Il ne s'agit pas d'assistance mais bien d'un nouveau mode de production, d'une autre façon de travailler et de produire à l'ère de l'information, de l'écologie et du développement humain. Ce n'est pas tant parce qu'il est la seule réponse à l'insécurité économique qui se développe que le revenu garanti est incontournable, malgré son caractère révolutionnaire et la si difficile rupture idéologique qu'il implique. C'est parce qu'il est devenu possible dans nos sociétés riches, mais bien plus parce que cela correspond aux exigences écologiques de décroissance matérielle, de sortie du productivisme salarial, tout autant qu'aux besoins des nouvelles forces productives immatérielles basées sur l'autonomie cognitive, les relations et les interactions sociales. Ces nouvelles forces productives n'ont rien à voir avec l'ancienne "force de travail" de l'ère de l'énergie, force proportionnelle à la quantité produite alors que la production devient au contraire aléatoire, en tout cas non-linéaire et de plus en plus incertaine à l'ère de l'information. Cela devient de plus en plus une production sociale d'ordre statistique comme dans le domaine artistique où il n'y a qu'une réussite pour des milliers d'échecs, mais où cette réussite peut se répandre partout presque immédiatement et profiter à tous.
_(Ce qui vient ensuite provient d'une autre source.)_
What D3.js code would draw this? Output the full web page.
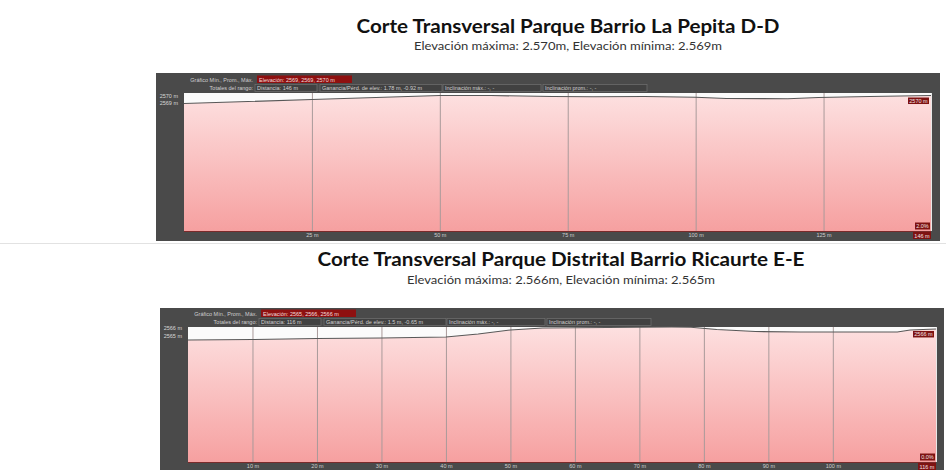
<!DOCTYPE html>
<html><head><meta charset="utf-8">
<script src="https://cdn.jsdelivr.net/npm/d3@7"></script>
<style>body{margin:0;background:#fff;} svg{display:block}</style>
</head><body><svg id="c" width="946" height="470"></svg>
<script>
// ---------- DATA: panel D-D ----------
const titleD = "Corte Transversal Parque Barrio La Pepita D-D";
const subtitleD = "Elevación máxima: 2.570m, Elevación mínima: 2.569m";
const distD = [0, 25, 50, 60, 72, 80, 90, 100, 106, 118, 124, 134, 146];
const elevD = [2568.82, 2569.41, 2570.0, 2570.0, 2569.85, 2569.82, 2569.85, 2569.74, 2569.56, 2569.53, 2569.71, 2569.85, 2570.0];
const xTicksD = [25, 50, 75, 100, 125];
const yTicksD = [2569, 2570];
const totalD = 146;
const headerD = ["Elevación: 2569, 2569, 2570 m", "Distancia: 146 m", "Ganancia/Pérd. de elev.: 1.78 m, -0.92 m", "Inclinación máx.: -, -", "Inclinación prom.: -, -"];
const endLabelD = "2570 m";
const slopeD = "2.0%";

// ---------- DATA: panel E-E ----------
const titleE = "Corte Transversal Parque Distrital Barrio Ricaurte E-E";
const subtitleE = "Elevación máxima: 2.566m, Elevación mínima: 2.565m";
const distE = [0, 10, 20, 30, 40, 45, 50, 55, 65, 75, 78, 82, 88, 95, 104, 110, 112, 116];
const elevE = [2564.5, 2564.56, 2564.69, 2564.75, 2564.88, 2565.25, 2565.75, 2566.0, 2566.06, 2566.12, 2566.1, 2565.81, 2565.56, 2565.5, 2565.5, 2565.5, 2565.75, 2565.88];
const xTicksE = [10, 20, 30, 40, 50, 60, 70, 80, 90, 100];
const yTicksE = [2565, 2566];
const totalE = 116;
const headerE = ["Elevación: 2565, 2566, 2566 m", "Distancia: 116 m", "Ganancia/Pérd. de elev.: 1.5 m, -0.65 m", "Inclinación máx.: -, -", "Inclinación prom.: -, -"];
const endLabelE = "2566 m";
const slopeE = "0.0%";

const svg = d3.select("#c");
const smallFont = "Liberation Sans, Arial, sans-serif";

// faint screenshot separator
svg.append("line").attr("x1", 0).attr("x2", 946).attr("y1", 243.5).attr("y2", 243.5)
  .attr("stroke", "#e2e2e2").attr("stroke-width", 1);

function titles(t, s, cx, ty, tl, sy, sl) {
  svg.append("text").attr("x", cx).attr("y", ty).attr("text-anchor", "middle")
    .attr("font-family", "Lato, 'Open Sans', sans-serif").attr("font-weight", "bold")
    .attr("font-size", 18.5).attr("fill", "#111")
    .attr("textLength", tl).attr("lengthAdjust", "spacingAndGlyphs").text(t);
  svg.append("text").attr("x", cx).attr("y", sy).attr("text-anchor", "middle")
    .attr("font-family", "Lato, 'Open Sans', sans-serif")
    .attr("font-size", 11.5).attr("fill", "#333")
    .attr("textLength", sl).attr("lengthAdjust", "spacingAndGlyphs").text(s);
}

function drawPanel(o) {
  const g = svg.append("g");
  const [px, py, pw, ph] = o.plot;
  // dark panel
  g.append("rect").attr("x", o.panel[0]).attr("y", o.panel[1])
    .attr("width", o.panel[2]).attr("height", o.panel[3]).attr("fill", "#4a4a4a");

  const x = d3.scaleLinear().domain([0, o.total]).range([px, px + pw]);
  const y = d3.scaleLinear().domain(o.yDomain).range([py + ph, py]);

  // gradient
  const gid = "grad" + o.id;
  const grad = svg.append("defs").append("linearGradient").attr("id", gid)
    .attr("x1", 0).attr("x2", 0).attr("y1", 0).attr("y2", 1);
  grad.append("stop").attr("offset", "0%").attr("stop-color", "#fde0e0");
  grad.append("stop").attr("offset", "100%").attr("stop-color", "#f6a0a0");

  // plot background (above the line)
  g.append("rect").attr("x", px).attr("y", py).attr("width", pw).attr("height", ph).attr("fill", "#fbfbfb");

  const pts = o.dist.map((d, i) => [d, o.elev[i]]);
  g.append("path").datum(pts)
    .attr("d", d3.area().x(d => x(d[0])).y0(py + ph).y1(d => y(d[1])))
    .attr("fill", `url(#${gid})`);

  // vertical gridlines
  g.append("g").attr("transform", `translate(0,${py + ph})`)
    .call(d3.axisBottom(x).tickValues(o.xTicks).tickSize(-ph).tickFormat(""))
    .call(a => a.select(".domain").remove())
    .call(a => a.selectAll("line").attr("stroke", "#a99a9a").attr("stroke-width", 1));

  // profile line
  g.append("path").datum(pts)
    .attr("d", d3.line().x(d => x(d[0])).y(d => y(d[1])))
    .attr("fill", "none").attr("stroke", "#585858").attr("stroke-width", 1.1);

  // plot borders
  g.append("line").attr("x1", px).attr("x2", px + pw).attr("y1", py + ph + 0.5).attr("y2", py + ph + 0.5)
    .attr("stroke", "#7a2a2a").attr("stroke-width", 1);
  g.append("line").attr("x1", px + pw + 0.5).attr("x2", px + pw + 0.5).attr("y1", py).attr("y2", py + ph)
    .attr("stroke", "#e8e8e8").attr("stroke-width", 1);

  // bottom tick labels
  g.append("g").attr("transform", `translate(0,${py + ph})`)
    .call(d3.axisBottom(x).tickValues(o.xTicks).tickSize(0).tickPadding(2).tickFormat(d => d + " m"))
    .call(a => a.select(".domain").remove())
    .call(a => a.selectAll("text").attr("fill", "#cfcfcf").attr("font-size", 5.5).attr("font-family", smallFont));

  // y tick labels
  g.append("g").attr("transform", `translate(${px - 6},0)`)
    .call(d3.axisLeft(y).tickValues(o.yTicks).tickSize(0).tickPadding(0).tickFormat(d => d + " m"))
    .call(a => a.select(".domain").remove())
    .call(a => a.selectAll("text").attr("fill", "#d8d8d8").attr("font-size", 5.5).attr("font-family", smallFont));

  // header
  const hdr = g.append("g").attr("font-family", smallFont).attr("font-size", 5.5);
  hdr.append("text").attr("x", px + 69).attr("y", py - 11.5).attr("text-anchor", "end")
    .attr("fill", "#cfcfcf").text("Gráfico  Mín., Prom., Máx.");
  hdr.append("rect").attr("x", px + 73).attr("y", py - 17.5).attr("width", 95).attr("height", 7.5).attr("fill", "#8e1010");
  hdr.append("text").attr("x", px + 75).attr("y", py - 11.5).attr("fill", "#f4dede").text(o.header[0]);
  hdr.append("text").attr("x", px + 69).attr("y", py - 3).attr("text-anchor", "end")
    .attr("fill", "#cfcfcf").text("Totales del rango:");
  const bx = [71, 136, 259, 359], bw = [62, 122, 98, 104];
  bx.forEach((b, i) => {
    hdr.append("rect").attr("x", px + b).attr("y", py - 8.5).attr("width", bw[i]).attr("height", 7)
      .attr("fill", "#414141").attr("stroke", "#6c6c6c").attr("stroke-width", 0.8);
    hdr.append("text").attr("x", px + b + 2).attr("y", py - 3).attr("fill", "#cfcfcf").text(o.header[i + 1]);
  });

  // end-value marker
  const ly = y(o.elev[o.elev.length - 1]) + 2;
  hdr.append("rect").attr("x", px + pw - 23).attr("y", ly).attr("width", 21).attr("height", 6.5).attr("fill", "#7e1212");
  hdr.append("text").attr("x", px + pw - 12.5).attr("y", ly + 5).attr("text-anchor", "middle").attr("fill", "#f2e2e2").text(o.endLabel);
  // slope and total distance boxes
  hdr.append("rect").attr("x", px + pw - 16).attr("y", py + ph - 8.5).attr("width", 15).attr("height", 7).attr("fill", "#7e1212");
  hdr.append("text").attr("x", px + pw - 8.5).attr("y", py + ph - 3).attr("text-anchor", "middle").attr("fill", "#f2e2e2").text(o.slope);
  hdr.append("rect").attr("x", px + pw - 18).attr("y", py + ph + 1).attr("width", 18).attr("height", 7).attr("fill", "#7e1212");
  hdr.append("text").attr("x", px + pw - 9).attr("y", py + ph + 6.5).attr("text-anchor", "middle").attr("fill", "#f2e2e2").text(o.total + " m");
}

titles(titleD, subtitleD, 568, 33, 423, 50, 308);
drawPanel({id: "D", panel: [156, 73, 784, 168], plot: [184, 93, 747, 138], total: totalD,
  yDomain: [2550.07, 2570.37], dist: distD, elev: elevD, xTicks: xTicksD, yTicks: yTicksD,
  header: headerD, endLabel: endLabelD, slope: slopeD});

titles(titleE, subtitleE, 561, 266, 487, 284, 308);
drawPanel({id: "E", panel: [160, 308, 784, 162], plot: [188, 327, 748, 135], total: totalE,
  yDomain: [2549.25, 2566.125], dist: distE, elev: elevE, xTicks: xTicksE, yTicks: yTicksE,
  header: headerE, endLabel: endLabelE, slope: slopeE});
</script>
</body></html>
Dire que le revenu garanti peut être la base d'une production alternative implique qu'on ne peut en rester au revenu garanti, il faut lui associer des institutions comme des coopératives municipales, les instruments d'une production effective, relocalisée. Le revenu garanti n'est donc pas tout, il est nécessaire à la sortie du salariat mais n'est pas suffisant pour vivre une vie humaine qui a besoin de reconnaissance sociale et de valorisation de ses compétences. Le revenu garanti n'est pas destiné à payer les gens à ne rien faire mais à leur donner plus d'autonomie dans le choix de leur activité. C'est un nouveau modèle d'emploi qu'il faut promouvoir (ce que les Américains appellent un business model), c'est un nouveau système de production relocalisé qu'il faut construire, sur d'autres rapports de production, pas une prétendue "société de loisirs".
Quelle écologie supporterait l'absence de revenu garanti ? S'il faut se préoccuper de la qualité de la vie des générations futures, ce n'est pas pour négliger les générations actuelles et supporter le développement de la misère au coeur de nos pays riches. Ceux qui pensent que distribuer un revenu garanti à tous encouragerait la consommation devraient ravaler leur honte étant donné le montant de ce revenu qui n'a rien de luxueux (600€ pour Yves Cochet, ce qui semble un minimum, 750€, c'est-à-dire 75% du smic, serait plus humain par les temps qui courent). La question n'est d'ailleurs pas de savoir s'il faut un revenu garanti. Comment vivre sans, dès lors qu'il y a un chômage de masse ? Veut-on l'élimination de ce qu'on appelait au XIXè siècle la "surpopulation" ? Simplement, ce sont les familles pour l'instant qui se substituent quand elles le peuvent à un Etat défaillant, aggravant dramatiquement par là les inégalités sociales et la misère. Au contraire, rendre les pauvres indépendants du salariat et favoriser les activités autonomes constitue certainement un facteur de décroissance matérielle important (et de hausse des salaires, de l'activité locale, de la qualité de la vie), beaucoup plus que la réduction du temps de travail, de la population ou des consommations qui entretiennent l'illusion qu'on pourrait rester dans le même système en modèle réduit. Ce n'est pas le temps de travail qu'il faut réduire, c'est le travail qu'il faut changer, construire une alternative au productivisme, d'autres rapports de production, changer de modèle, changer d'ère enfin !
Le revenu garanti se trouve au noeud de cette révolution des droits sociaux à l'ère de l'information, de l'écologie et du développement humain. Il est à la base de nouveaux droits individuels permettant de retrouver un avenir et une nouvelle dignité. Il matérialise le refus de laisser des hommes dans la misère et organise une nouvelle convivialité dans les rapports humains en même temps qu'il procure les moyens de la création immatérielle et d'une sortie du productivisme. La conquête de l'autonomie financière et d'un véritable "droit à l'existence" est sans conteste un des enjeux majeurs, comparable à l'abolition de l'esclavage, de cette révolution sociale qui commence à peine et qui est loin d'être gagnée encore (attention au retour de bâton si nous échouons).